Exercise aim
Write out each line exactly as given. Leave the pictures out of your copy.

Information provided

· · · · ·

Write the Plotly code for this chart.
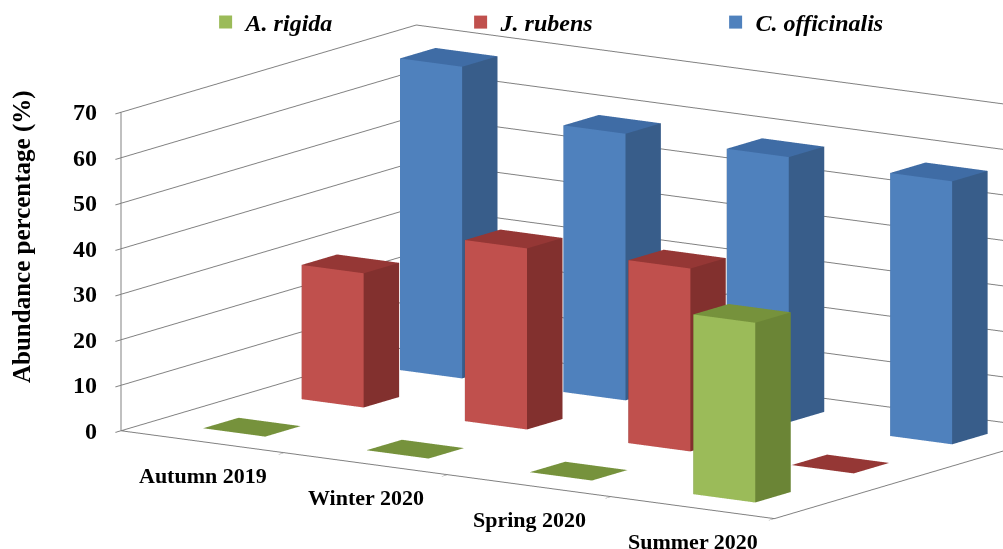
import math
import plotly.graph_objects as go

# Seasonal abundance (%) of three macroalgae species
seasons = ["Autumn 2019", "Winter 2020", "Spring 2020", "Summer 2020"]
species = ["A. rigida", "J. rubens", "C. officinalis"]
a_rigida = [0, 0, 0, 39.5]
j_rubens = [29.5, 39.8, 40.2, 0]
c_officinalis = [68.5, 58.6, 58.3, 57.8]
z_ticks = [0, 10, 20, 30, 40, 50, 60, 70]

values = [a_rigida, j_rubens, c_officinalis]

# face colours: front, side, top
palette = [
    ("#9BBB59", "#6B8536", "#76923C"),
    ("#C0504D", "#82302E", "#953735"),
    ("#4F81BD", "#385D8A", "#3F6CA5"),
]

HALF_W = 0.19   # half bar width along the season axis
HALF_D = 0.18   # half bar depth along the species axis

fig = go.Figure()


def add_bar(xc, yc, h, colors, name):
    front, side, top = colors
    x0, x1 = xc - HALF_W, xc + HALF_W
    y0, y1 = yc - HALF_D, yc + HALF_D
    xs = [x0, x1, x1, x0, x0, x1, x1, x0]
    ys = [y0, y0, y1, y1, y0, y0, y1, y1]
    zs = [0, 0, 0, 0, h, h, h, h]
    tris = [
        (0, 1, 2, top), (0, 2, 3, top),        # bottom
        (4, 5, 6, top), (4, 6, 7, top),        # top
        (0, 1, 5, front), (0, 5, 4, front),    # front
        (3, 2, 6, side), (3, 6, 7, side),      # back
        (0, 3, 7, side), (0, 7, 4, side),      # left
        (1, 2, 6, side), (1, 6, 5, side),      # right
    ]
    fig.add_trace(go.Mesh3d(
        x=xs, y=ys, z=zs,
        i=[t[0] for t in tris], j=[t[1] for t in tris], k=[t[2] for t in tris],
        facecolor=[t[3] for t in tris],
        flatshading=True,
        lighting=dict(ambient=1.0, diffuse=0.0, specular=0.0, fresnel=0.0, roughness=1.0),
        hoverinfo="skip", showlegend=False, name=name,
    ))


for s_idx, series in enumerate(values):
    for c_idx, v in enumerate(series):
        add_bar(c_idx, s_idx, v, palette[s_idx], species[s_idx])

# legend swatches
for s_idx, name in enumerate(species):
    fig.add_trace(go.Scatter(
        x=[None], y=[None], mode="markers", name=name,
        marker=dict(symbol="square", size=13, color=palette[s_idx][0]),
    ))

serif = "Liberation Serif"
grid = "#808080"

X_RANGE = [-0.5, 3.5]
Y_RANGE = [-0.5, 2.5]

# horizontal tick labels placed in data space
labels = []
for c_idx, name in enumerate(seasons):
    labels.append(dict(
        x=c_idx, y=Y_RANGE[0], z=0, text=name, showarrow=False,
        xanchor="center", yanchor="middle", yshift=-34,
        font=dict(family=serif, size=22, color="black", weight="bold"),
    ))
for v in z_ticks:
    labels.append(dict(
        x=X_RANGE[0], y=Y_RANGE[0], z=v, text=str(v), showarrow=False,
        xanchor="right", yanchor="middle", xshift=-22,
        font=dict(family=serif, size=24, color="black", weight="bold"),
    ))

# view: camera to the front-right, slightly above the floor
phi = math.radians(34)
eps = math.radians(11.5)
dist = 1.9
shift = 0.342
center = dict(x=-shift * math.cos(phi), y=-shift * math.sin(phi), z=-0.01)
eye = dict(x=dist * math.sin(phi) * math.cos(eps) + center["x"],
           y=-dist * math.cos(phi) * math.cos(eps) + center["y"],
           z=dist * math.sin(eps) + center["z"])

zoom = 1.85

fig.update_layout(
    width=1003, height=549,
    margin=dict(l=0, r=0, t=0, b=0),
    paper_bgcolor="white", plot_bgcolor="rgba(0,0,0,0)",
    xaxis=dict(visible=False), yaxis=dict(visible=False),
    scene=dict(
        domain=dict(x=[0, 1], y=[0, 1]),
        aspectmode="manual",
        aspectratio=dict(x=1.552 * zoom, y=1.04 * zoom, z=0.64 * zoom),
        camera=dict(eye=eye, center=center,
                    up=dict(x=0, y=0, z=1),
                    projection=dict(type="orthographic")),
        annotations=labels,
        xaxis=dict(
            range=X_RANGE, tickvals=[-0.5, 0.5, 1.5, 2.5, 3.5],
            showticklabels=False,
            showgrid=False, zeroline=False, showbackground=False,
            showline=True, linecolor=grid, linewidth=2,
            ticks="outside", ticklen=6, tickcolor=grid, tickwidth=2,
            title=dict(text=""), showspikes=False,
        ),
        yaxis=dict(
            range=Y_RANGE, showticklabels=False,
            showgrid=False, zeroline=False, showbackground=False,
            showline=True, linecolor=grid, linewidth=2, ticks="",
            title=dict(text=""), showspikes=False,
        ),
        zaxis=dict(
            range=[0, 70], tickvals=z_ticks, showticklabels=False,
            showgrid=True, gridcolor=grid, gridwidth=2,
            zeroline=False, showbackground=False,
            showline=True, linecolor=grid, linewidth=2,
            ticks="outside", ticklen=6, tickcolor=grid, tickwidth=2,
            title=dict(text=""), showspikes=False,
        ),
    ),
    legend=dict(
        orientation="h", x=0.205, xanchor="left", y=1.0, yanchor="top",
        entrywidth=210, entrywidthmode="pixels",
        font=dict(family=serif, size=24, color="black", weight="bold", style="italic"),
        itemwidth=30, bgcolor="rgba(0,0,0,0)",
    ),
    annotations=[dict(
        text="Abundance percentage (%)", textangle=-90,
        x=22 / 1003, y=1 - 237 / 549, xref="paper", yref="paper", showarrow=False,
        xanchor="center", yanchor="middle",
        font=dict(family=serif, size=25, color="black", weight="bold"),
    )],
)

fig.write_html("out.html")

· · · · ·

Complete response
Write the Plotly code for this chart.
import math
import plotly.graph_objects as go

# Seasonal abundance (%) of three macroalgae species
seasons = ["Autumn 2019", "Winter 2020", "Spring 2020", "Summer 2020"]
species = ["A. rigida", "J. rubens", "C. officinalis"]
a_rigida = [0, 0, 0, 39.5]
j_rubens = [29.5, 39.8, 40.2, 0]
c_officinalis = [68.5, 58.6, 58.3, 57.8]
z_ticks = [0, 10, 20, 30, 40, 50, 60, 70]

values = [a_rigida, j_rubens, c_officinalis]

# face colours: front, side, top
palette = [
    ("#9BBB59", "#6B8536", "#76923C"),
    ("#C0504D", "#82302E", "#953735"),
    ("#4F81BD", "#385D8A", "#3F6CA5"),
]

HALF_W = 0.19   # half bar width along the season axis
HALF_D = 0.18   # half bar depth along the species axis

fig = go.Figure()


def add_bar(xc, yc, h, colors, name):
    front, side, top = colors
    x0, x1 = xc - HALF_W, xc + HALF_W
    y0, y1 = yc - HALF_D, yc + HALF_D
    xs = [x0, x1, x1, x0, x0, x1, x1, x0]
    ys = [y0, y0, y1, y1, y0, y0, y1, y1]
    zs = [0, 0, 0, 0, h, h, h, h]
    tris = [
        (0, 1, 2, top), (0, 2, 3, top),        # bottom
        (4, 5, 6, top), (4, 6, 7, top),        # top
        (0, 1, 5, front), (0, 5, 4, front),    # front
        (3, 2, 6, side), (3, 6, 7, side),      # back
        (0, 3, 7, side), (0, 7, 4, side),      # left
        (1, 2, 6, side), (1, 6, 5, side),      # right
    ]
    fig.add_trace(go.Mesh3d(
        x=xs, y=ys, z=zs,
        i=[t[0] for t in tris], j=[t[1] for t in tris], k=[t[2] for t in tris],
        facecolor=[t[3] for t in tris],
        flatshading=True,
        lighting=dict(ambient=1.0, diffuse=0.0, specular=0.0, fresnel=0.0, roughness=1.0),
        hoverinfo="skip", showlegend=False, name=name,
    ))


for s_idx, series in enumerate(values):
    for c_idx, v in enumerate(series):
        add_bar(c_idx, s_idx, v, palette[s_idx], species[s_idx])

# legend swatches
for s_idx, name in enumerate(species):
    fig.add_trace(go.Scatter(
        x=[None], y=[None], mode="markers", name=name,
        marker=dict(symbol="square", size=13, color=palette[s_idx][0]),
    ))

serif = "Liberation Serif"
grid = "#808080"

X_RANGE = [-0.5, 3.5]
Y_RANGE = [-0.5, 2.5]

# horizontal tick labels placed in data space
labels = []
for c_idx, name in enumerate(seasons):
    labels.append(dict(
        x=c_idx, y=Y_RANGE[0], z=0, text=name, showarrow=False,
        xanchor="center", yanchor="middle", yshift=-34,
        font=dict(family=serif, size=22, color="black", weight="bold"),
    ))
for v in z_ticks:
    labels.append(dict(
        x=X_RANGE[0], y=Y_RANGE[0], z=v, text=str(v), showarrow=False,
        xanchor="right", yanchor="middle", xshift=-22,
        font=dict(family=serif, size=24, color="black", weight="bold"),
    ))

# view: camera to the front-right, slightly above the floor
phi = math.radians(34)
eps = math.radians(11.5)
dist = 1.9
shift = 0.342
center = dict(x=-shift * math.cos(phi), y=-shift * math.sin(phi), z=-0.01)
eye = dict(x=dist * math.sin(phi) * math.cos(eps) + center["x"],
           y=-dist * math.cos(phi) * math.cos(eps) + center["y"],
           z=dist * math.sin(eps) + center["z"])

zoom = 1.85

fig.update_layout(
    width=1003, height=549,
    margin=dict(l=0, r=0, t=0, b=0),
    paper_bgcolor="white", plot_bgcolor="rgba(0,0,0,0)",
    xaxis=dict(visible=False), yaxis=dict(visible=False),
    scene=dict(
        domain=dict(x=[0, 1], y=[0, 1]),
        aspectmode="manual",
        aspectratio=dict(x=1.552 * zoom, y=1.04 * zoom, z=0.64 * zoom),
        camera=dict(eye=eye, center=center,
                    up=dict(x=0, y=0, z=1),
                    projection=dict(type="orthographic")),
        annotations=labels,
        xaxis=dict(
            range=X_RANGE, tickvals=[-0.5, 0.5, 1.5, 2.5, 3.5],
            showticklabels=False,
            showgrid=False, zeroline=False, showbackground=False,
            showline=True, linecolor=grid, linewidth=2,
            ticks="outside", ticklen=6, tickcolor=grid, tickwidth=2,
            title=dict(text=""), showspikes=False,
        ),
        yaxis=dict(
            range=Y_RANGE, showticklabels=False,
            showgrid=False, zeroline=False, showbackground=False,
            showline=True, linecolor=grid, linewidth=2, ticks="",
            title=dict(text=""), showspikes=False,
        ),
        zaxis=dict(
            range=[0, 70], tickvals=z_ticks, showticklabels=False,
            showgrid=True, gridcolor=grid, gridwidth=2,
            zeroline=False, showbackground=False,
            showline=True, linecolor=grid, linewidth=2,
            ticks="outside", ticklen=6, tickcolor=grid, tickwidth=2,
            title=dict(text=""), showspikes=False,
        ),
    ),
    legend=dict(
        orientation="h", x=0.205, xanchor="left", y=1.0, yanchor="top",
        entrywidth=210, entrywidthmode="pixels",
        font=dict(family=serif, size=24, color="black", weight="bold", style="italic"),
        itemwidth=30, bgcolor="rgba(0,0,0,0)",
    ),
    annotations=[dict(
        text="Abundance percentage (%)", textangle=-90,
        x=22 / 1003, y=1 - 237 / 549, xref="paper", yref="paper", showarrow=False,
        xanchor="center", yanchor="middle",
        font=dict(family=serif, size=25, color="black", weight="bold"),
    )],
)

fig.write_html("out.html")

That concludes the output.